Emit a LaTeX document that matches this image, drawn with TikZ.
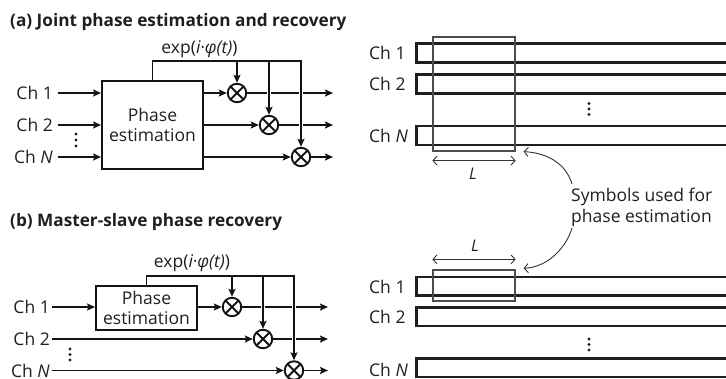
\documentclass[tikz,border=0pt]{standalone}
\usepackage{fontspec}
\setmainfont{Open Sans}
\usetikzlibrary{arrows.meta,calc}
\begin{document}
\begin{tikzpicture}[x=1pt,y=-1pt,
  txt/.style={font=\fontsize{17.5}{20.5}\selectfont, text=black!88, inner sep=0pt},
  ttl/.style={font=\fontsize{17.2}{20}\selectfont\bfseries, text=black!88, inner sep=0pt, anchor=base west},
  sig/.style={line width=1.9pt, draw=black!92},
  arr/.style={sig, -{Stealth[length=8pt,width=7pt,inset=1.5pt]}},
  halo/.style={line width=4.6pt, draw=white},
  est/.style={draw=black!92, line width=1.9pt, minimum width=101pt, align=center, inner sep=0pt,
    font=\fontsize{17.5}{20.5}\selectfont, text=black!88},
  mul/.style={circle, draw=black!92, line width=1.9pt, minimum size=18.5pt, inner sep=0pt},
  bar/.style={line width=2.4pt, draw=black!88},
  win/.style={line width=1.2pt, draw=black!70, inner sep=0pt},
  thin/.style={line width=0.9pt, draw=black!80},
  barb/.style={thin, -{Straight Barb[length=4pt,width=9pt]}},
  dotc/.style={fill=black!88},
]
\useasboundingbox (0,0) rectangle (726,378);

% ---------------- (a) ----------------
\node[ttl] (ta) at (10,26.7) {(a) Joint phase estimation and recovery};
\node[est, minimum height=88pt] (boxa) at (152.5,125) {Phase\\estimation};
\node[txt, anchor=east, inner xsep=5pt] (la1) at (58,93) {Ch 1};
\node[txt, anchor=east, inner xsep=5pt] (la2) at (58,125) {Ch 2};
\node[txt, anchor=east, inner xsep=5pt] (la3) at (58,157) {Ch \textit{N}};
\foreach \d in {134,140,146} \fill[dotc] (76,\d) circle (1.7pt);
\node[mul] (ma1) at (237,93) {};
\node[mul] (ma2) at (269,125) {};
\node[mul] (ma3) at (301,157) {};
\coordinate (outa) at (333,0);
\coordinate (fa) at ([yshift=19pt]boxa.north);
\node[txt, anchor=base] (expa) at (199.5,53.2) {exp(\textit{i·φ(t)})};

\draw[arr] (la1.east) -- (la1.east -| boxa.west);
\draw[arr] (la2.east) -- (la2.east -| boxa.west);
\draw[arr] (la3.east) -- (la3.east -| boxa.west);
\draw[arr] (boxa.east |- ma1) -- (ma1.west);
\draw[arr] (boxa.east |- ma2) -- (ma2.west);
\draw[arr] (boxa.east |- ma3) -- (ma3.west);
\draw[arr] (ma1.east) -- (ma1 -| outa);
\draw[arr] (ma2.east) -- (ma2 -| outa);
\draw[arr] (ma3.east) -- (ma3 -| outa);
\draw[halo] ($(ma2 |- fa)+(0,5)$) -- ($(ma2.north)+(0,-10)$);
\draw[halo] ($(ma3 |- fa)+(0,5)$) -- ($(ma3.north)+(0,-10)$);
\draw[arr] (boxa.north) -- (fa) -| (ma3.north);
\draw[arr] (ma1 |- fa) -- (ma1.north);
\draw[arr] (ma2 |- fa) -- (ma2.north);

% ---------------- (b) ----------------
\node[ttl] (tb) at (10,226) {(b) Master-slave phase recovery};
\node[est, minimum height=44pt] (boxb) at (146.5,308) {Phase\\estimation};
\node[txt, anchor=east, inner xsep=2pt] (lb1) at (52,307) {Ch 1};
\node[txt, anchor=east, inner xsep=2pt] (lb2) at (52,339) {Ch 2};
\node[txt, anchor=east, inner xsep=2pt] (lb3) at (52,370.5) {Ch \textit{N}};
\foreach \d in {349,354.5,360} \fill[dotc] (70,\d) circle (1.7pt);
\node[mul] (mb1) at (232,307) {};
\node[mul] (mb2) at (263,339) {};
\node[mul] (mb3) at (294,370.5) {};
\coordinate (outb) at (328,0);
\coordinate (fb) at ([yshift=9pt]boxb.north);
\node[txt, anchor=base] (expb) at (192,267.5) {exp(\textit{i·φ(t)})};

\draw[arr] (lb1.east) -- (lb1.east -| boxb.west);
\draw[arr] (boxb.east |- mb1) -- (mb1.west);
\draw[arr] (lb2.east) -- (mb2.west);
\draw[arr] (lb3.east |- mb3) -- (mb3.west);
\draw[arr] (mb1.east) -- (mb1 -| outb);
\draw[arr] (mb2.east) -- (mb2 -| outb);
\draw[arr] (mb3.east) -- (mb3 -| outb);
\draw[halo] ($(mb2 |- fb)+(0,5)$) -- ($(mb2.north)+(0,-10)$);
\draw[halo] ($(mb3 |- fb)+(0,5)$) -- ($(mb3.north)+(0,-10)$);
\draw[arr] (boxb.north) -- (fb) -| (mb3.north);
\draw[arr] (mb1 |- fb) -- (mb1.north);
\draw[arr] (mb2 |- fb) -- (mb2.north);

\foreach \m in {ma1,ma2,ma3,mb1,mb2,mb3}
  \draw[sig] ($(\m.center)+(-6.4,-6.4)$) -- ($(\m.center)+(6.4,6.4)$)
             ($(\m.center)+(6.4,-6.4)$) -- ($(\m.center)+(-6.4,6.4)$);

% ---------------- right, top ----------------
\draw[bar] (728,43.5) -| (416.5,62.5) -- (728,62.5);
\draw[bar] (728,74.5) -| (416.5,93.5) -- (728,93.5);
\draw[bar] (728,126) -| (416.5,145) -- (728,145);
\node[txt, anchor=west] (ra1) at (369,53) {Ch 1};
\node[txt, anchor=west] (ra2) at (369,84) {Ch 2};
\node[txt, anchor=west] (ra3) at (369,135.5) {Ch \textit{N}};
\foreach \d in {103.5,109,114.5} \fill[dotc] (589,\d) circle (1.7pt);
\node[win, minimum width=82pt, minimum height=114pt] (wina) at (474,94) {};
\draw[thin, {Straight Barb[length=4pt,width=9pt]}-{Straight Barb[length=4pt,width=9pt]}]
  ([yshift=-9pt]wina.south west) -- ([yshift=-9pt]wina.south east);
\node[txt, anchor=base, font=\fontsize{16}{19}\selectfont] (La) at (473,179) {\textit{L}};

% ---------------- right, bottom ----------------
\draw[bar] (728,277) -| (416.5,295.5) -- (728,295.5);
\draw[bar] (728,307.5) -| (416.5,326) -- (728,326);
\draw[bar] (728,358.5) -| (416.5,377) -- (728,377);
\node[txt, anchor=west] (rb1) at (369,286.5) {Ch 1};
\node[txt, anchor=west] (rb2) at (369,317) {Ch 2};
\node[txt, anchor=west] (rb3) at (369,369.5) {Ch \textit{N}};
\foreach \d in {339,344.5,350} \fill[dotc] (589,\d) circle (1.7pt);
\node[win, minimum width=82pt, minimum height=31pt] (winb) at (474,285.5) {};
\draw[thin, {Straight Barb[length=4pt,width=9pt]}-{Straight Barb[length=4pt,width=9pt]}]
  ([yshift=10pt]winb.north west) -- ([yshift=10pt]winb.north east);
\node[txt, anchor=base, font=\fontsize{16}{19}\selectfont] (Lb) at (475,251) {\textit{L}};

% ---------------- annotation ----------------
\node[txt, anchor=west, align=left] (sym) at (571,207.5) {Symbols used for\\phase estimation};
\coordinate (sa) at (572,184);
\coordinate (sb) at (572,228);
\draw[barb] (sa) .. controls (566,164) and (548,153) .. ($(wina.south east)+(8,0)$);
\draw[barb] (sb) .. controls (566,248) and (548,267) .. ($(winb.north east)+(8,-1)$);
\end{tikzpicture}
\end{document}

▸ STATED TASK
Write the lines above out again exactly, without any of their pictures.

▸ WRITTEN SOLUTION
Emit a LaTeX document that matches this image, drawn with TikZ.
\documentclass[tikz,border=0pt]{standalone}
\usepackage{fontspec}
\setmainfont{Open Sans}
\usetikzlibrary{arrows.meta,calc}
\begin{document}
\begin{tikzpicture}[x=1pt,y=-1pt,
  txt/.style={font=\fontsize{17.5}{20.5}\selectfont, text=black!88, inner sep=0pt},
  ttl/.style={font=\fontsize{17.2}{20}\selectfont\bfseries, text=black!88, inner sep=0pt, anchor=base west},
  sig/.style={line width=1.9pt, draw=black!92},
  arr/.style={sig, -{Stealth[length=8pt,width=7pt,inset=1.5pt]}},
  halo/.style={line width=4.6pt, draw=white},
  est/.style={draw=black!92, line width=1.9pt, minimum width=101pt, align=center, inner sep=0pt,
    font=\fontsize{17.5}{20.5}\selectfont, text=black!88},
  mul/.style={circle, draw=black!92, line width=1.9pt, minimum size=18.5pt, inner sep=0pt},
  bar/.style={line width=2.4pt, draw=black!88},
  win/.style={line width=1.2pt, draw=black!70, inner sep=0pt},
  thin/.style={line width=0.9pt, draw=black!80},
  barb/.style={thin, -{Straight Barb[length=4pt,width=9pt]}},
  dotc/.style={fill=black!88},
]
\useasboundingbox (0,0) rectangle (726,378);

% ---------------- (a) ----------------
\node[ttl] (ta) at (10,26.7) {(a) Joint phase estimation and recovery};
\node[est, minimum height=88pt] (boxa) at (152.5,125) {Phase\\estimation};
\node[txt, anchor=east, inner xsep=5pt] (la1) at (58,93) {Ch 1};
\node[txt, anchor=east, inner xsep=5pt] (la2) at (58,125) {Ch 2};
\node[txt, anchor=east, inner xsep=5pt] (la3) at (58,157) {Ch \textit{N}};
\foreach \d in {134,140,146} \fill[dotc] (76,\d) circle (1.7pt);
\node[mul] (ma1) at (237,93) {};
\node[mul] (ma2) at (269,125) {};
\node[mul] (ma3) at (301,157) {};
\coordinate (outa) at (333,0);
\coordinate (fa) at ([yshift=19pt]boxa.north);
\node[txt, anchor=base] (expa) at (199.5,53.2) {exp(\textit{i·φ(t)})};

\draw[arr] (la1.east) -- (la1.east -| boxa.west);
\draw[arr] (la2.east) -- (la2.east -| boxa.west);
\draw[arr] (la3.east) -- (la3.east -| boxa.west);
\draw[arr] (boxa.east |- ma1) -- (ma1.west);
\draw[arr] (boxa.east |- ma2) -- (ma2.west);
\draw[arr] (boxa.east |- ma3) -- (ma3.west);
\draw[arr] (ma1.east) -- (ma1 -| outa);
\draw[arr] (ma2.east) -- (ma2 -| outa);
\draw[arr] (ma3.east) -- (ma3 -| outa);
\draw[halo] ($(ma2 |- fa)+(0,5)$) -- ($(ma2.north)+(0,-10)$);
\draw[halo] ($(ma3 |- fa)+(0,5)$) -- ($(ma3.north)+(0,-10)$);
\draw[arr] (boxa.north) -- (fa) -| (ma3.north);
\draw[arr] (ma1 |- fa) -- (ma1.north);
\draw[arr] (ma2 |- fa) -- (ma2.north);

% ---------------- (b) ----------------
\node[ttl] (tb) at (10,226) {(b) Master-slave phase recovery};
\node[est, minimum height=44pt] (boxb) at (146.5,308) {Phase\\estimation};
\node[txt, anchor=east, inner xsep=2pt] (lb1) at (52,307) {Ch 1};
\node[txt, anchor=east, inner xsep=2pt] (lb2) at (52,339) {Ch 2};
\node[txt, anchor=east, inner xsep=2pt] (lb3) at (52,370.5) {Ch \textit{N}};
\foreach \d in {349,354.5,360} \fill[dotc] (70,\d) circle (1.7pt);
\node[mul] (mb1) at (232,307) {};
\node[mul] (mb2) at (263,339) {};
\node[mul] (mb3) at (294,370.5) {};
\coordinate (outb) at (328,0);
\coordinate (fb) at ([yshift=9pt]boxb.north);
\node[txt, anchor=base] (expb) at (192,267.5) {exp(\textit{i·φ(t)})};

\draw[arr] (lb1.east) -- (lb1.east -| boxb.west);
\draw[arr] (boxb.east |- mb1) -- (mb1.west);
\draw[arr] (lb2.east) -- (mb2.west);
\draw[arr] (lb3.east |- mb3) -- (mb3.west);
\draw[arr] (mb1.east) -- (mb1 -| outb);
\draw[arr] (mb2.east) -- (mb2 -| outb);
\draw[arr] (mb3.east) -- (mb3 -| outb);
\draw[halo] ($(mb2 |- fb)+(0,5)$) -- ($(mb2.north)+(0,-10)$);
\draw[halo] ($(mb3 |- fb)+(0,5)$) -- ($(mb3.north)+(0,-10)$);
\draw[arr] (boxb.north) -- (fb) -| (mb3.north);
\draw[arr] (mb1 |- fb) -- (mb1.north);
\draw[arr] (mb2 |- fb) -- (mb2.north);

\foreach \m in {ma1,ma2,ma3,mb1,mb2,mb3}
  \draw[sig] ($(\m.center)+(-6.4,-6.4)$) -- ($(\m.center)+(6.4,6.4)$)
             ($(\m.center)+(6.4,-6.4)$) -- ($(\m.center)+(-6.4,6.4)$);

% ---------------- right, top ----------------
\draw[bar] (728,43.5) -| (416.5,62.5) -- (728,62.5);
\draw[bar] (728,74.5) -| (416.5,93.5) -- (728,93.5);
\draw[bar] (728,126) -| (416.5,145) -- (728,145);
\node[txt, anchor=west] (ra1) at (369,53) {Ch 1};
\node[txt, anchor=west] (ra2) at (369,84) {Ch 2};
\node[txt, anchor=west] (ra3) at (369,135.5) {Ch \textit{N}};
\foreach \d in {103.5,109,114.5} \fill[dotc] (589,\d) circle (1.7pt);
\node[win, minimum width=82pt, minimum height=114pt] (wina) at (474,94) {};
\draw[thin, {Straight Barb[length=4pt,width=9pt]}-{Straight Barb[length=4pt,width=9pt]}]
  ([yshift=-9pt]wina.south west) -- ([yshift=-9pt]wina.south east);
\node[txt, anchor=base, font=\fontsize{16}{19}\selectfont] (La) at (473,179) {\textit{L}};

% ---------------- right, bottom ----------------
\draw[bar] (728,277) -| (416.5,295.5) -- (728,295.5);
\draw[bar] (728,307.5) -| (416.5,326) -- (728,326);
\draw[bar] (728,358.5) -| (416.5,377) -- (728,377);
\node[txt, anchor=west] (rb1) at (369,286.5) {Ch 1};
\node[txt, anchor=west] (rb2) at (369,317) {Ch 2};
\node[txt, anchor=west] (rb3) at (369,369.5) {Ch \textit{N}};
\foreach \d in {339,344.5,350} \fill[dotc] (589,\d) circle (1.7pt);
\node[win, minimum width=82pt, minimum height=31pt] (winb) at (474,285.5) {};
\draw[thin, {Straight Barb[length=4pt,width=9pt]}-{Straight Barb[length=4pt,width=9pt]}]
  ([yshift=10pt]winb.north west) -- ([yshift=10pt]winb.north east);
\node[txt, anchor=base, font=\fontsize{16}{19}\selectfont] (Lb) at (475,251) {\textit{L}};

% ---------------- annotation ----------------
\node[txt, anchor=west, align=left] (sym) at (571,207.5) {Symbols used for\\phase estimation};
\coordinate (sa) at (572,184);
\coordinate (sb) at (572,228);
\draw[barb] (sa) .. controls (566,164) and (548,153) .. ($(wina.south east)+(8,0)$);
\draw[barb] (sb) .. controls (566,248) and (548,267) .. ($(winb.north east)+(8,-1)$);
\end{tikzpicture}
\end{document}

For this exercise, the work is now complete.